Due to increased amount of available documents in digital form, using of a method for digital documents processing has become crucial. The challenge of digital documents processing includes wide variety of problems and, in particular, a problem of author attribution is among them. The latter at the same time includes the following subtasks: author identification, verification, plagiarism detection, author profiling or characterization and others (Stamatatos, 2009). The problem of author attribution becomes extremely important because of wide distribution of anonymous, faked data in the network nowadays. It can be effectively used in computer forensics (Frantzeskou, Stamatatos, Gritzalis, & Katsikas, 2006) to identify author of a source code. In addition, this problem is significant in linguistic, criminalistics and historical research.
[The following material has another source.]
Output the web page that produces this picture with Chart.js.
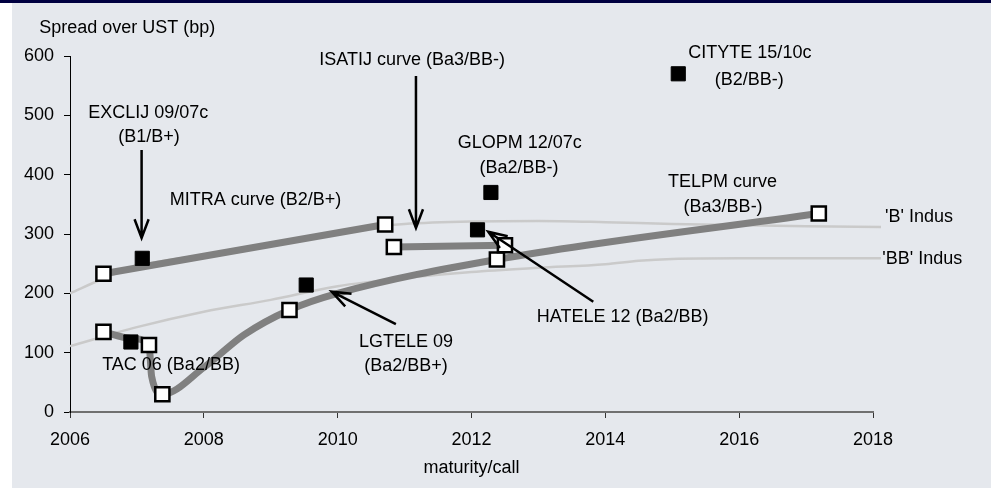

In this paper, the authors considered tasks of writer identification. The process of writer identification can be defined as determination of an author by general and particular texts' properties that form a writer's style. A special case of the author identification problem is the classification of documents by authorship. The latter can be stated given that an unknown author is one of the predefined set of candidates whose authorship cannot be disputed (Stamatatos, 2006a).

The writer's style is formed by extracting style marker (stylometric features) from their text (Keselj, Peng, Cercone, & Thomas, 2003). Extracting of the most style markers types require Natural Language Processing (NLP) preprocessing for their measurement which can be complicated and time-consuming. For example, calculation of word frequencies requires tokenizer, stemmer, lemmatizer, at the same time part-of-speech tagging needs tokenizer, sentences splitter, POS tagger, etc. However, there are simpler methods that do not need much preprocessing and are not less effective. For instance, today more and more researchers pay attention to N-gram approach. N-gram approach implies operating a text as a set of N character combinations. This approach does not demand sophisticated preprocessing of input text, sometimes only basic filtering is needed: removing spaces or/and punctuation marks. In addition, an important advantage of this approach is tolerance to spelling and grammatical errors (Cavnar, William, Trenkle, & John, 1994) because the proportion of mistaken N-grams relative to the total number of N-grams in general case is very small. One of the main issues of the approach is choosing appropriate method for solving the problems of author attribution.

Today, there are a large number of methods based on N-gram approach. In order to evaluate features extracted from texts and to build text attribution model based on them, the tools of mathematical statistics, probability theory, machine learning, pattern recognition and other ones are used. Selection of accurate and versatile method is an impossible task at the moment.

In this paper, the researchers discuss profile-based methods and compare some variations with each other. These methods use a concept of profile - formal representative of author's style which is the character N-gram distribution. A mapping between authors' styles and profiles is established and the problem is solved by comparing profiles (distributions) using a special metric function. The authors investigated four metrics: L1 measure and Kullback-Leibler divergence which were presented for authorship attribution task by Orlov and Osminin (2012), base metric of Common N-gram method (CNG) (Keseljet et al., 2003) and certain variation of dissimilarity measure of CNG proposed by Stamatatos (2007).

Examined metrics demonstrated good results in previous works, but its evaluation was obtained based on experiments conducted by different researchers on different corpora and with various parameters. This fact makes intuitive objective assessment of the considered metrics with respect to each other.

The obtained results for the letter frequency distribution method and metrics performance in the documents classification problem can also be used to identify the author of a computer program from a predefined set of possible authors. This task is important for code plagiarism analysis, proof of authorship (in court), tracing the source code left after a cyber-attack (viruses, Trojan horses, fraud etc.) (Frantzeskou et al., 2006).